El presidente ha ventilado su pesar. Ha perdido a su principal colaborador, al hombre de su mayor confianza, su gran orgullo. La mancuerna con Mouriño fue total. No ha habido decisión política relevante de Felipe Calderón en los últimos años que no hubiera estado precedida por o acompañada del consejo de Juan Camilo Mouriño. No es exagerado decir que a él debe, en buena medida, su apurada victoria en 2006. Con él como el principal estratega de su Administración, gobernó desde fines de ese año. El vacío político que deja su colaborador es enorme. Ahora el presidente no tendrá su juicio para orientar el relevo en la Secretaría de Gobernación. Pero la asociación no fue meramente política. El presidente perdió también a un amigo querido, un compañero de alegrías y adversidades. Vapuleado emocionalmente, el presidente no ha pretendido en ningún momento ocultar la intensidad de su aflicción. Ha comunicado públicamente su tristeza con dos bondades impolíticas: emoción y sinceridad. En la voz y en los ojos ha mostrado su pesar. No se ha pretendido frío, imperturbable: se ha revelado sensible y auténtico. Una relación que se columpiaba entre el afecto personal y la ambición política terminó en un homenaje de Estado que entrelazó lo público y lo íntimo; que fundió la emoción dolida de un amigo y la responsabilidad política de un gobernante. La alocución presidencial también combinó la retórica cívica que invoca una patria eterna frente a la fugacidad de lo humano, y el sermón religioso que apela a la creencia de una vida eterna donde reside la última justicia. En ese delicado equilibrio dominó la noble voz del amigo y la fe del católico.
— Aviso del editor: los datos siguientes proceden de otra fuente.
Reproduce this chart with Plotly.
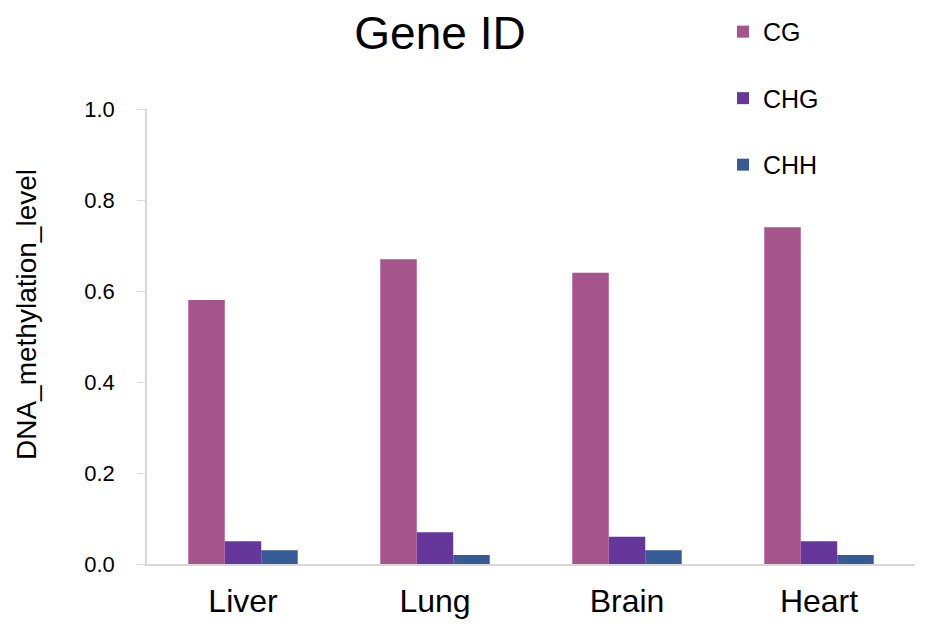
import plotly.graph_objects as go

tissues = ["Liver", "Lung", "Brain", "Heart"]
cg = [0.58, 0.67, 0.64, 0.74]
chg = [0.05, 0.07, 0.06, 0.05]
chh = [0.03, 0.02, 0.03, 0.02]
series_names = ["CG", "CHG", "CHH"]
colors = ["#A5548C", "#66379A", "#355A95"]
y_ticks = [0.0, 0.2, 0.4, 0.6, 0.8, 1.0]
y_tick_labels = ["0.0", "0.2", "0.4", "0.6", "0.8", "1.0"]

FONT = "Liberation Sans, Arial, sans-serif"

fig = go.Figure()
for name, vals, col in zip(series_names, [cg, chg, chh], colors):
    fig.add_trace(go.Bar(x=tissues, y=vals, name=name, marker_color=col,
                         marker_line_width=0, legendgroup=name))

fig.update_layout(
    width=926, height=628,
    paper_bgcolor="white", plot_bgcolor="white",
    margin=dict(l=139, r=19, t=101, b=72, autoexpand=False),
    barmode="group", bargap=0.43, bargroupgap=0,
    title=dict(text="Gene ID", font=dict(family=FONT, size=46, color="black"),
               x=432/926, xref="container", xanchor="center",
               y=1-25/628, yref="container", yanchor="middle"),
    legend=dict(x=0.750, xanchor="left", y=1.22, yanchor="top",
                font=dict(family=FONT, size=25, color="black"),
                tracegroupgap=31, itemwidth=30, bgcolor="rgba(0,0,0,0)"),
    font=dict(family=FONT, color="black"),
    annotations=[dict(text="DNA_methylation_level", textangle=-90,
                      xref="paper", yref="paper",
                      x=(26-147)/768, y=(564-315)/455,
                      xanchor="center", yanchor="middle", showarrow=False,
                      font=dict(family=FONT, size=28, color="black"))],
)
fig.update_yaxes(range=[0, 1.0], tickvals=y_ticks, ticktext=y_tick_labels,
                 showgrid=False, zeroline=False, automargin=False,
                 showline=True, linecolor="#D9D9D9", linewidth=1.5,
                 ticks="outside", ticklen=8, tickcolor="#D9D9D9",
                 tickfont=dict(family=FONT, size=22, color="black"),
                 ticklabelstandoff=18)
fig.update_xaxes(showgrid=False, showline=True, linecolor="#D9D9D9", linewidth=2,
                 automargin=False,
                 ticks="", tickfont=dict(family=FONT, size=32, color="black"),
                 ticklabelstandoff=8)

fig.write_html("out.html")
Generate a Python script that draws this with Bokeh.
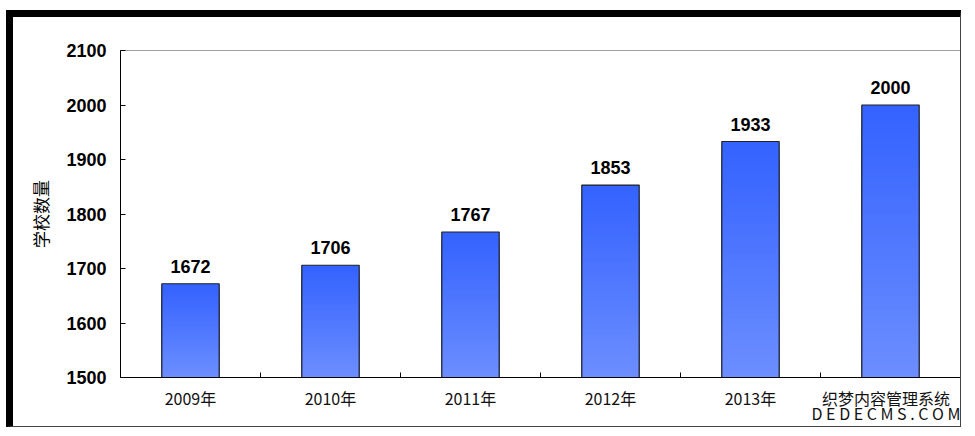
from bokeh.plotting import figure
from bokeh.models import FixedTicker, ColumnDataSource, Range1d
from bokeh.embed import file_html
from bokeh.resources import INLINE
from bokeh.core.properties import value

# ---- data ----
years = ["2009年", "2010年", "2011年", "2012年", "2013年", "2014年"]
schools = [1672, 1706, 1767, 1853, 1933, 2000]
y_ticks = [1500, 1600, 1700, 1800, 1900, 2000, 2100]
y_label = "学校数量"
shown_year_labels = 5  # the last category label is covered by the watermark in the reference
watermark = "织梦内容管理系统\nD E D E C M S . C O M"

base = y_ticks[0]
top_c = (0x33, 0x62, 0xFF)
bot_c = (0x6C, 0x8E, 0xFF)

W, H = 955, 417
p = figure(width=W, height=H, output_backend="svg", toolbar_location=None,
           x_range=Range1d(0, len(years)), y_range=Range1d(y_ticks[0], y_ticks[-1]),
           min_border_left=107, min_border_right=8, min_border_top=33, min_border_bottom=57)
p.styles = {"margin-left": "6px", "margin-top": "10px",
            "border-left": "7px solid black", "border-top": "7px solid black",
            "border-right": "1px solid #444", "border-bottom": "1px solid #444"}
p.background_fill_color = "white"
p.border_fill_color = "white"
p.outline_line_color = "#a0a0a0"
p.grid.visible = False

# gradient bars built from the data: overlapping slices, tallest first
N = 40
xs, tops, cols = [], [], []
for k in range(N - 1, -1, -1):
    t = (k + 1) / N
    c = tuple(int(round(bot_c[j] + (top_c[j] - bot_c[j]) * (k + 0.5) / N)) for j in range(3))
    for i, v in enumerate(schools):
        xs.append(i + 0.5)
        tops.append(base + (v - base) * t)
        cols.append("#%02x%02x%02x" % c)
p.vbar(x=xs, bottom=base, top=tops, width=0.41, fill_color=cols, line_color=None)

src = ColumnDataSource(dict(x=[i + 0.5 for i in range(len(years))], top=schools,
                            lab=[str(v) for v in schools]))
p.vbar(x="x", bottom=base, top="top", width=0.41, source=src,
       fill_alpha=0, line_color="#222222", line_width=1.2)
p.text(x="x", y="top", text="lab", source=src, text_align="center", text_baseline="bottom",
       y_offset=-11, text_font=value("Liberation Sans"), text_font_style="bold",
       text_font_size="18px", text_color="black")

# axes
xa = p.xaxis[0]
xa.ticker = FixedTicker(ticks=[i + 0.5 for i in range(len(years))],
                        minor_ticks=list(range(1, len(years))))
overrides = {i + 0.5: years[i] for i in range(shown_year_labels)}
overrides[len(years) - 0.5] = watermark
xa.major_label_overrides = overrides
xa.major_tick_in = 0
xa.major_tick_out = 0
xa.minor_tick_in = 5
xa.minor_tick_out = 0
xa.minor_tick_line_color = "black"
xa.axis_line_color = "black"
xa.major_label_standoff = 8
xa.major_label_text_font = "Noto Sans CJK SC"
xa.major_label_text_font_size = "16px"
xa.major_label_text_line_height = 0.65
xa.major_label_text_color = "#111111"

ya = p.yaxis[0]
ya.ticker = FixedTicker(ticks=y_ticks)
ya.major_tick_in = 5
ya.major_tick_out = 0
ya.minor_tick_line_color = None
ya.axis_line_color = "black"
ya.major_label_standoff = 14
ya.major_label_text_font = "Liberation Sans"
ya.major_label_text_font_style = "bold"
ya.major_label_text_font_size = "18px"
ya.major_label_text_color = "black"
ya.axis_label = y_label
ya.axis_label_text_font = "Noto Sans CJK SC"
ya.axis_label_text_font_style = "normal"
ya.axis_label_text_font_size = "17px"
ya.axis_label_standoff = 10
ya.axis_label_text_color = "#000000"

open("out.html", "w").write(file_html(p, INLINE))
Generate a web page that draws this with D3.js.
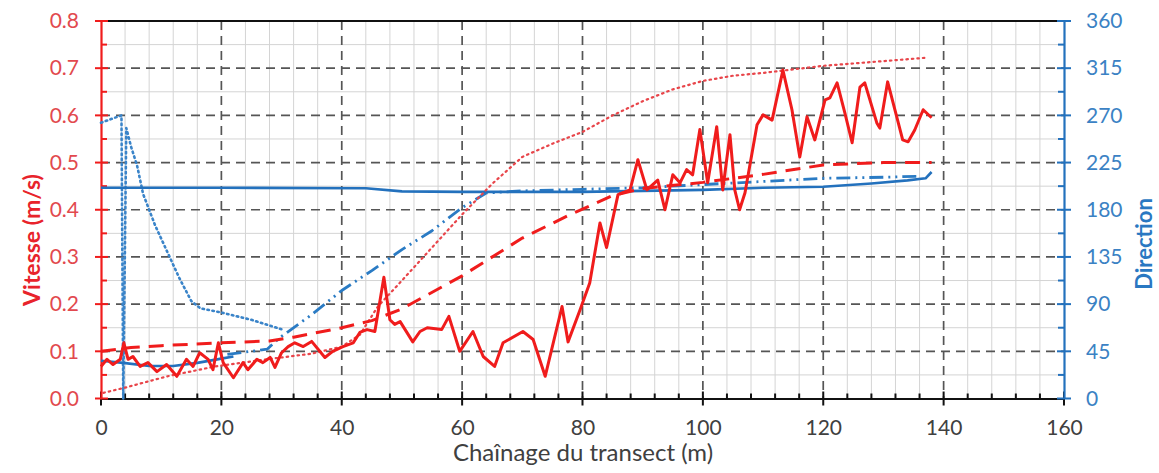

En lo personal y en lo político, las últimas horas han sido el mayor golpe al presidente Calderón. Las próximas serán definitivas para su Gobierno. La Administración no ha tenido respiro, pero éste, sin duda, ha sido el peor contratiempo. Habrá que pedir tan sólo que el dolor del amigo no nuble el juicio del gobernante. Existe la tentación de hacer de la muerte la clave de una vida o el encomio de una causa. Transformamos la muerte en mensaje por la necesidad de imprimir sentido a aquello que no lo tiene. Debe decirse que la desaparición del principal diseñador del Gobierno de Calderón no imprime dimensión épica a un gobierno gris, ni da rumbo a una Administración estacionada en su filosofía de lo imposible. El supremo azar de la muerte no dice nada, no justifica nada, no explica nada. No es símbolo ni recado. Es ausencia bruscamente impuesta; sólo silencio. La muerte marca trágica y dolorosamente la gestión del presidente, pero no la reivindica en modo alguno, como sugirió en su mensaje reciente.
La muerte del Juan Camilo Mouriño coloca al Gobierno de Felipe Calderón ante una disyuntiva capital. Continuar o virar. Perseverar o dar un giro. Lealtad fue la palabra central del panegírico presidencial. El presidente enaltece el servicio público como una incomprendida disciplina de la fidelidad. El compromiso político como una abnegación personal tan cimentada en los afectos como en las causas. El horno de la política visto como fusión de amistad y misión. La afligida narrativa presidencial detalla la fiel consagración de los amigos al superior propósito de la patria. El alegato hecho en público es curioso porque el inmenso valor de la amistad no es político: es personal. Éramos amigos, escribió Montaigne porque él era él y yo era yo. La amistad implica un afecto que deja a otros en un segundo plano. Una simpatía que otorga ventajas y elimina la impasible neutralidad. La amistad otorga privilegios afectivos incompatibles con la fría exigencia de mérito que debe formar a un Gobierno. ¿Seguirá siendo ése el criterio esencial de reclutamiento en el Gobierno de Felipe Calderón? ¿Seguirá prefiriendo el presidente de México la lealtad a la experiencia, la amistad a la competencia, la fidelidad a la eficacia? La sensibilidad presidencial que se ha asomado podría anticipar la continuación del refugio en el pequeño circuito de los leales. En un contexto extraordinariamente hostil, librando una batalla sangrienta, acosado por malquerientes, el panista se ha encapsulado en una nuez de amigos leales. La amistad ha sido la única roca confiable de Felipe Calderón.
Tras la tragedia ha hablado el amigo Felipe Calderón. Pronto tendrá que tomar decisiones el presidente Calderón.